Tax Reform 2017: Senate Passes Final Version of Its Tax Bill

The initial U.S. Senate tax reform bill contained two amendments to the UBIT that would result in additional taxes being imposed on some exempt organizations: the taxation of income from licensing an organization’s name or logo and the prohibition of netting income and losses from multiple trades or businesses. The initial Senate bill is discussed here. The U.S. Senate passed a final version of its tax reform bill on December 2, 2017. The final bill omits the change in licensing income but retains the netting restriction.

Sale or Licensing of Exempt Organization’s Name or Logo

Although royalties are generally excluded from the UBIT as passive income, the initial Senate bill proposed to tax royalty income from the licensing of an exempt organization’s name or logo to a for-profit company. The final bill omits the name and logo licensing provision and allows such licensing income to be excluded as royalty income.

This change comes as particularly good news to colleges and universities, which derive considerable royalty income from the sale of apparel and other items displaying their names and logos.

UBTI of Multiple Unrelated Trades or Businesses Separately Computed

The final Senate tax bill retains the provision that prevents an exempt organization from netting income and losses of multiple trades or businesses. If, for example, an exempt organization conducts Unrelated Business A for a profit and incurs a loss in Unrelated Business B, the present law would allow the organization to net the income and loss. The loss from Business B would reduce the UBIT payable on the income from Business A. Under the Senate proposal, the organization would report UBTI from Business A and would deduct the loss from Business B in accordance with the net operating loss rules.
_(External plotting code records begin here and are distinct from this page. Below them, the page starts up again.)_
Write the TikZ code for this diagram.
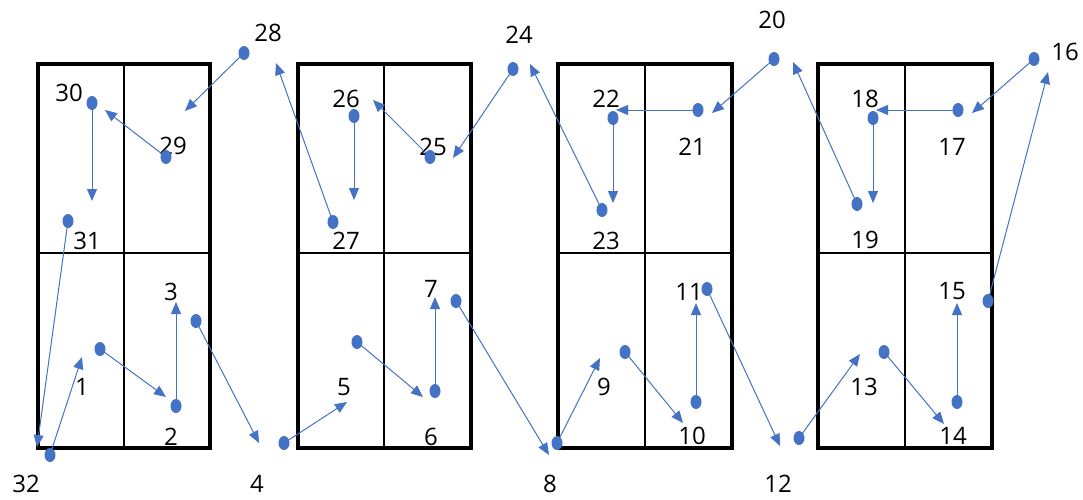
\documentclass[tikz,border=0pt]{standalone}
\usepackage{fontspec}
\setmainfont{Open Sans}
\usetikzlibrary{arrows.meta,shapes.geometric}
\definecolor{dotblue}{HTML}{4472C4}
\begin{document}
\begin{tikzpicture}[x=1pt,y=-1pt,
  dotnode/.style={ellipse,fill=dotblue,draw=none,minimum width=11pt,minimum height=14pt,inner sep=0pt},
  lbl/.style={font=\fontsize{24}{28}\selectfont,inner sep=0pt,text=black},
  arr/.style={draw=dotblue,line width=1pt,-{Triangle[length=12pt,width=10pt]}},
  frame/.style={draw=black,line width=4pt},
  divider/.style={draw=black,line width=2pt}]
\useasboundingbox (0,0) rectangle (1083,499);
% cabinets
\foreach \L/\M/\R in {38/124/210, 298/384/471, 558/645/732, 818/905/992}{
  \draw[divider] (\M,64) -- (\M,448);
  \draw[divider] (\L,253) -- (\R,253);
  \draw[frame] (\L,64) rectangle (\R,448);
}
% labels
\foreach \n/\x/\y in {1/82/387, 2/171/437, 3/171/292, 4/257/484, 5/344/387, 6/431/437, 7/431/289, 8/550/484,
  9/604/387, 10/692/436, 11/689/292, 12/778/484, 13/864/387, 14/953/436, 15/952/291, 16/1065/52,
  17/952/147, 18/865/99, 19/865/240, 20/772/20, 21/692/147, 22/606/99, 23/606/241, 24/519/35,
  25/433/147, 26/346/99, 27/346/241, 28/268/33, 29/173/146, 30/69/93, 31/87/241, 32/26/484}{
  \node[lbl] (l\n) at (\x,\y) {\n};
}
% arrow tips
\foreach \n/\x/\y in {1/82/357, 2/166/397, 3/176/302, 4/259/443, 5/347/402, 6/423/397, 7/435/297, 8/549/455,
  9/600/358, 10/683/423, 11/696/303, 12/780/446, 13/860/354, 14/944/424, 15/957/303, 16/1048/72,
  17/972/113, 18/876/110, 19/873/203, 20/793/62, 21/712/113, 22/616/110, 23/613/203, 24/530/64,
  25/453/158, 26/373/100, 27/354/200, 28/276/63, 29/185/111, 30/105/110, 31/92/201, 32/37/447}{
  \coordinate (t\n) at (\x,\y);
}
% dots
\foreach \n/\x/\y in {1/100/349, 2/176/406, 3/196/321, 4/284/443, 5/357/342, 6/435/391, 7/456/301, 8/557/443,
  9/625/352, 10/696/402, 11/707/289, 12/799/438, 13/884/352, 14/957/402, 15/988/301, 16/1034/59,
  17/958/110, 18/873/118, 19/857/204, 20/774/59, 21/698/110, 22/613/118, 23/602/210, 24/513/69,
  25/430/157, 26/354/116, 27/333/222, 28/244/53, 29/166/157, 30/92/103, 31/68/221, 32/50/455}{
  \node[dotnode] (d\n) at (\x,\y) {};
}
% connectors
\foreach \a/\b in {1/2,2/3,3/4,4/5,5/6,6/7,7/8,8/9,9/10,10/11,11/12,12/13,13/14,14/15,15/16,16/17,
  17/18,18/19,19/20,20/21,21/22,22/23,23/24,24/25,25/26,26/27,27/28,28/29,29/30,30/31,31/32,32/1}{
  \draw[arr] (d\a.center) -- (t\b);
}
\end{tikzpicture}
\end{document}
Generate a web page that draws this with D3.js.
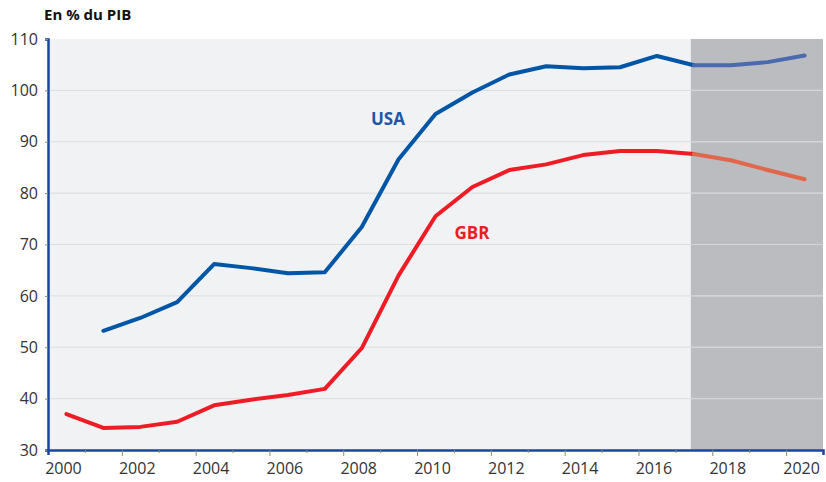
<!DOCTYPE html>
<html>
<head>
<meta charset="utf-8">
<script src="https://cdn.jsdelivr.net/npm/d3@7"></script>
<style>
  body { margin: 0; background: #fff; }
  text { font-family: "Open Sans", "Noto Sans", sans-serif; }
</style>
</head>
<body>
<div class="container"></div>
<script>
// Size of the picture
const width = 826;
const height = 482;

// Data
const years = d3.range(2000, 2021);
const usa = [null, 53.2, 55.7, 58.8, 66.2, 65.4, 64.4, 64.6, 73.4, 86.6, 95.4,
             99.6, 103.1, 104.7, 104.3, 104.5, 106.7, 104.9, 104.9, 105.5, 106.8];
const gbr = [37.0, 34.3, 34.5, 35.5, 38.7, 39.8, 40.7, 41.9, 49.8, 64.0, 75.5,
             81.2, 84.5, 85.6, 87.4, 88.2, 88.2, 87.6, 86.4, 84.5, 82.7];
const yTicks = [30, 40, 50, 60, 70, 80, 90, 100, 110];
const xLabels = [2000, 2002, 2004, 2006, 2008, 2010, 2012, 2014, 2016, 2018, 2020];
const forecastFrom = 2017;

const margin = { left: 48, right: 3, top: 39, bottom: 32 };

const x = d3.scaleLinear()
    .domain([1999.5, 2020.5])
    .range([margin.left, width - margin.right]);

const y = d3.scaleLinear()
    .domain([30, 110])
    .range([height - margin.bottom, margin.top]);

const svg = d3.select(".container").append("svg")
    .attr("width", width)
    .attr("height", height);

// Plot background
svg.append("rect")
    .attr("x", x(1999.5))
    .attr("y", y(110))
    .attr("width", x(2020.5) - x(1999.5))
    .attr("height", y(30) - y(110))
    .attr("fill", "#f1f2f4");

// Forecast shading
svg.append("rect")
    .attr("x", x(forecastFrom) - 3)
    .attr("y", y(110))
    .attr("width", x(2020.5) - x(forecastFrom) + 3)
    .attr("height", y(30) - y(110))
    .attr("fill", "#bbbcc0");

// Gridlines
svg.append("g")
  .selectAll("line")
  .data(yTicks.filter(d => d > 30 && d < 110))
  .enter().append("line")
    .attr("x1", x(1999.5))
    .attr("x2", x(2020.5))
    .attr("y1", d => y(d))
    .attr("y2", d => y(d))
    .attr("stroke", "#dcdde0")
    .attr("stroke-width", 1);

svg.append("g")
  .selectAll("line")
  .data(yTicks.filter(d => d > 30 && d < 110))
  .enter().append("line")
    .attr("x1", x(forecastFrom) - 3)
    .attr("x2", x(2020.5))
    .attr("y1", d => y(d))
    .attr("y2", d => y(d))
    .attr("stroke", "#d4d5d8")
    .attr("stroke-width", 1);

// Lines: history and forecast
function drawSeries(values, color, fcColor) {
  const pts = years.map((yr, i) => ({ yr: yr, v: values[i] }));
  const line = d3.line()
      .defined(d => d.v != null)
      .x(d => x(d.yr))
      .y(d => y(d.v));
  svg.append("path")
      .datum(pts.filter(d => d.yr <= forecastFrom))
      .attr("d", line)
      .attr("fill", "none")
      .attr("stroke", color)
      .attr("stroke-width", 4)
      .attr("stroke-linejoin", "round")
      .attr("stroke-linecap", "round");
  svg.append("path")
      .datum(pts.filter(d => d.yr >= forecastFrom))
      .attr("d", line)
      .attr("fill", "none")
      .attr("stroke", fcColor)
      .attr("stroke-width", 4)
      .attr("stroke-linejoin", "round")
      .attr("stroke-linecap", "round");
}

drawSeries(gbr, "#ee1c25", "#e0674c");
drawSeries(usa, "#0056a6", "#4a69ae");

// Axes
const yAxis = svg.append("g")
    .attr("transform", `translate(${margin.left},0)`)
    .call(d3.axisLeft(y).tickValues(yTicks).tickSize(3).tickPadding(7));
yAxis.select(".domain").attr("stroke", "#1c44a0").attr("stroke-width", 2.5);
yAxis.selectAll(".tick line").attr("stroke", "#888");
yAxis.selectAll(".tick text")
    .attr("font-size", 16)
    .attr("fill", "#333")
    .attr("font-family", "Open Sans, sans-serif");

const xAxis = svg.append("g")
    .attr("transform", `translate(0,${y(30)})`)
    .call(d3.axisBottom(x)
        .tickValues(d3.range(2000.5, 2020.5, 1))
        .tickSize(5)
        .tickFormat(""));
xAxis.select(".domain").attr("stroke", "#1c44a0").attr("stroke-width", 2.5);
xAxis.selectAll(".tick line")
    .attr("stroke", "#888")
    .attr("y2", d => (Math.round(d - 0.5) % 2 === 1) ? 6 : 3);

svg.append("g")
  .selectAll("text")
  .data(xLabels)
  .enter().append("text")
    .attr("x", d => x(d) - 3)
    .attr("y", y(30) + 24)
    .attr("text-anchor", "middle")
    .attr("font-size", 16)
    .attr("fill", "#333")
    .text(d => d);

// Titles and series labels
svg.append("text")
    .attr("x", 44)
    .attr("y", 20)
    .attr("font-size", 15)
    .attr("font-weight", "bold")
    .attr("fill", "#111")
    .text("En % du PIB");

svg.append("text")
    .attr("x", 388)
    .attr("y", 125)
    .attr("text-anchor", "middle")
    .attr("font-size", 17)
    .attr("font-weight", "bold")
    .attr("fill", "#1f57a8")
    .text("USA");

svg.append("text")
    .attr("x", 472)
    .attr("y", 239)
    .attr("text-anchor", "middle")
    .attr("font-size", 17)
    .attr("font-weight", "bold")
    .attr("fill", "#ee1c25")
    .text("GBR");
</script>
</body>
</html>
The anti-netting provision would only affect organizations that carry on two or more unrelated trades or businesses. As a reminder, the IRS may treat what would normally be considered a single trade or business as multiple trades or businesses for purposes of the UBIT. For example, a museum’s gift shop would ordinarily be regarded as a single trade or business. For purposes of the UBIT, however, the IRS may treat the sales of different items as different trades or businesses. For example, assume that an art museum sells art books and history books in its gift store. The IRS would treat the sale of art books as a related business, but the sale of history books would likely be considered an unrelated business. The sale of apparel and toys would also be evaluated as separate trades or businesses. Under the Senate proposal, the museum could not offset a profit from the unrelated business of selling history books with a loss from the unrelated business of selling toys. 

Next Steps

Because there are significant differences between the tax reform bills passed by the House and Senate, it is likely that a reconciliation procedure will be used to come up with a bill that can be passed by both bodies and signed by the president. If the bill becomes law before the end of the year, the provisions affecting the UBIT will take effect for tax years beginning in 2018.

Inflation Adjusted Items for 2017

 Rev. Proc. 2016-55 provides exempt organizations with two inflation adjustments for 2017.
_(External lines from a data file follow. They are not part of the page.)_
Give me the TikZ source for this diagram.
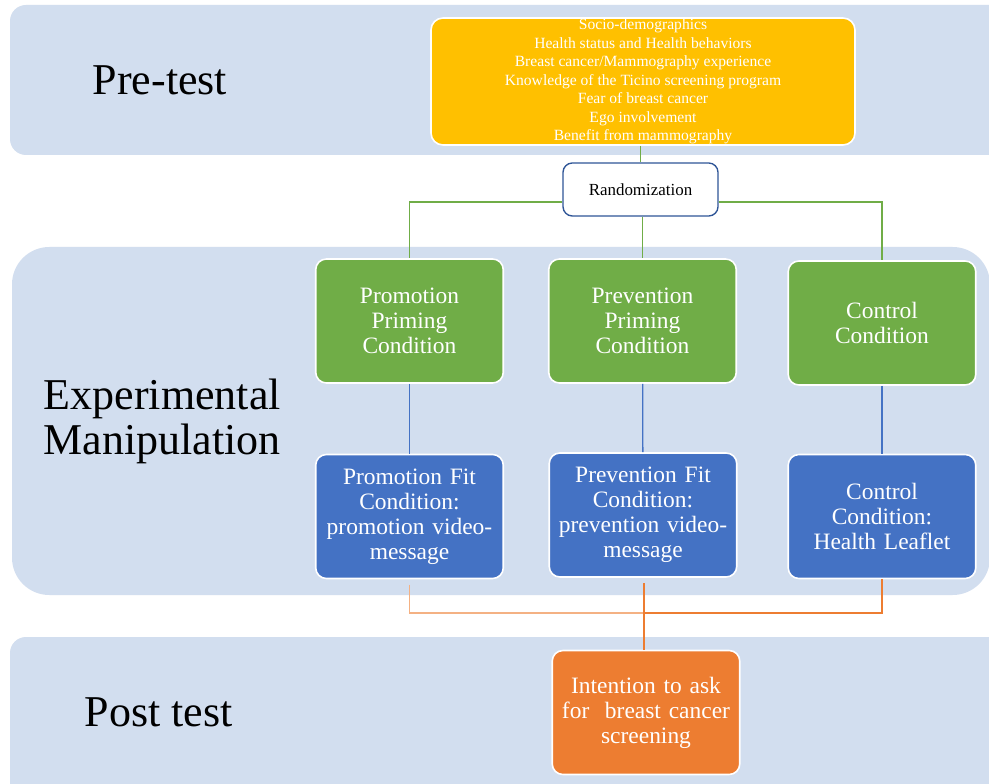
\documentclass[tikz,border=0pt]{standalone}
\usepackage{fontspec}
\setmainfont{Liberation Serif}
\definecolor{bandblue}{HTML}{D2DEEF}
\definecolor{pregold}{HTML}{FFC000}
\definecolor{primegreen}{HTML}{70AD47}
\definecolor{fitblue}{HTML}{4472C4}
\definecolor{postorange}{HTML}{ED7D31}
\definecolor{paleorange}{HTML}{F4B183}
\definecolor{randedge}{HTML}{2F5597}
\tikzset{
  band/.style={fill=bandblue, draw=none},
  phase/.style={align=left, anchor=west, font=\fontsize{33}{33.75}\selectfont},
  condbox/.style={draw=white, line width=1.2pt, rounded corners=8pt, align=center, text=white,
    minimum width=138.75pt, minimum height=93pt, text width=134pt,
    font=\fontsize{17.6}{18.75}\selectfont},
  primebox/.style={condbox, fill=primegreen},
  fitbox/.style={condbox, fill=fitblue},
  postbox/.style={condbox, fill=postorange},
  infobox/.style={draw=white, line width=1.2pt, rounded corners=9pt, fill=pregold, align=center,
    text=white, minimum width=318pt, minimum height=95.25pt, inner sep=0pt,
    font=\fontsize{11.7}{13.9}\selectfont},
  randbox/.style={draw=randedge, line width=1pt, rounded corners=7pt, fill=white,
    minimum width=116.25pt, minimum height=39.75pt, font=\fontsize{12.7}{13}\selectfont},
  greenline/.style={draw=primegreen, line width=1pt},
  blueline/.style={draw=fitblue, line width=1pt},
  orangeline/.style={draw=postorange, line width=1pt},
  paleline/.style={draw=paleorange, line width=1pt}
}
\begin{document}
\begin{tikzpicture}[x=0.75pt, y=-0.75pt]
\clip (0,0) rectangle (989,784);
\fill[white] (0,0) rectangle (989,784);
% phase bands
\fill[band, rounded corners=12pt] (10,5) rectangle (1010,155);
\fill[band, rounded corners=28pt] (12,247) rectangle (990,595);
\fill[band, rounded corners=12pt] (10,637) rectangle (1010,800);
\node[phase] (pretest) at (88,80) {Pre-test};
\node[phase] (manip) at (39,421) {Experimental\\Manipulation};
\node[phase] (posttest) at (80,712) {Post test};
% boxes
\node[infobox] (info) at (643,81.5) {Socio-demographics\\Health status and Health behaviors\\Breast cancer/Mammography experience\\Knowledge of the Ticino screening program\\Fear of breast cancer\\Ego involvement\\Benefit from mammography};
\node[randbox] (rand) at (640.5,189.5) {Randomization};
\node[primebox] (prom) at (409.5,321) {Promotion\\Priming\\Condition};
\node[primebox] (prev) at (642.5,321) {Prevention\\Priming\\Condition};
\node[primebox] (ctrl) at (882,323) {Control\\Condition};
\node[fitbox] (pfit) at (409.5,516.5) {Promotion Fit\\Condition:\\promotion video-\\message};
\node[fitbox] (vfit) at (643,515) {Prevention Fit\\Condition:\\prevention video-\\message};
\node[fitbox] (cfit) at (882,516.5) {Control\\Condition:\\Health Leaflet};
\node[postbox] (post) at (646,712.5) {Intention to ask\\for~ breast cancer\\screening};
% connectors
\coordinate (split) at (642,202);
\coordinate (join) at (644,613);
\draw[greenline] (info.south -| rand.north) -- (rand.north);
\draw[greenline] (rand.west |- split) -| (prom.north);
\draw[greenline] (rand.east |- split) -| (ctrl.north);
\draw[greenline] (rand.south -| prev.north) -- (prev.north);
\draw[blueline] (prom) -- (pfit);
\draw[blueline] (prev) -- (vfit);
\draw[blueline] (ctrl) -- (cfit);
\draw[paleline, shorten <=4pt] (pfit.south) |- (join);
\draw[orangeline] (cfit.south) |- (join);
\draw[orangeline, shorten <=4pt] (vfit.south -| join) -- (post.north -| join);
\end{tikzpicture}
\end{document}
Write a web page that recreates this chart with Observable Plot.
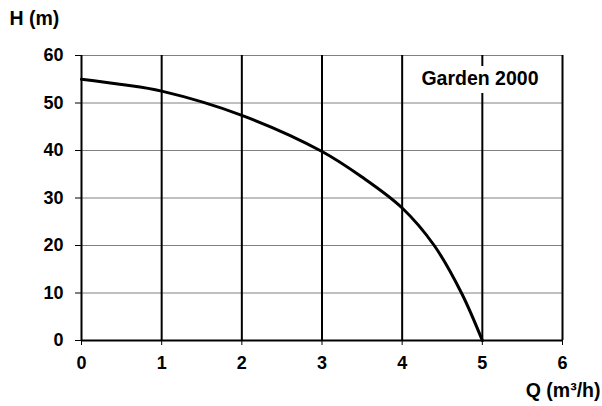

1. Dues Paid to Agricultural or Horticultural Organizations

Agricultural and horticultural organizations described in §501(c)(5) are exempt organizations subject to the UBIT. Section 512(d) contains a special rule under which no portion of member dues paid to an agricultural or horticultural organization can be treated as UBTI by reason of benefits or privileges to which members are entitled. For tax years beginning in 2017, the exclusion applies so long as:

  •     Payment of dues is a condition of membership; and
  •     The required annual dues do not exceed $162.          !

When §512(d) was enacted in 1996, effective for tax years beginning after Dec. 31, 1986, the dollar limitation was $100. The limitation has been adjusted for inflation for taxable years beginning after 1995. Section 3.29 of Rev. Proc. 2016-55 provides that the inflation adjusted amount for 2017 is $162.

2. Limitation for Contributions Solicited Using Low Cost Articles

Charitable organizations sometimes solicit contributions by mailing out low cost items to potential donors. For example, the envelope containing the solicitation may state “A Free Gift For You Inside.” The organization hopes that the reference to the gift may motivate the recipient to open the envelope and that receipt of the item will spur the recipient to respond with a contribution. Typical low cost articles furnished with solicitations include calendars, pens, greeting cards, note pads, and mailing labels. Because the sale of goods constitutes a trade or business for purposes of the UBIT, contributions received in connection with low cost articles might be considered a taxable sale of the items by the organization to the extent of the value of the items. To prevent this result for inexpensive items, §513(h) provides that the activities relating to the distribution of low cost articles are not an unrelated trade or business if the distribution is incidental to the solicitation of charitable contributions. For taxable years beginning in 2017, a low cost article is an item that cost the organization $10.70 or less.

When the low cost articles exception was enacted in 1986, the exception applied to articles costing $5.00 or less. The amount has been indexed for inflation since 1988. Section 3.30(1) of Rev. Proc. 2016-55 provides that the inflation-adjusted amount for 2017 is $10.70.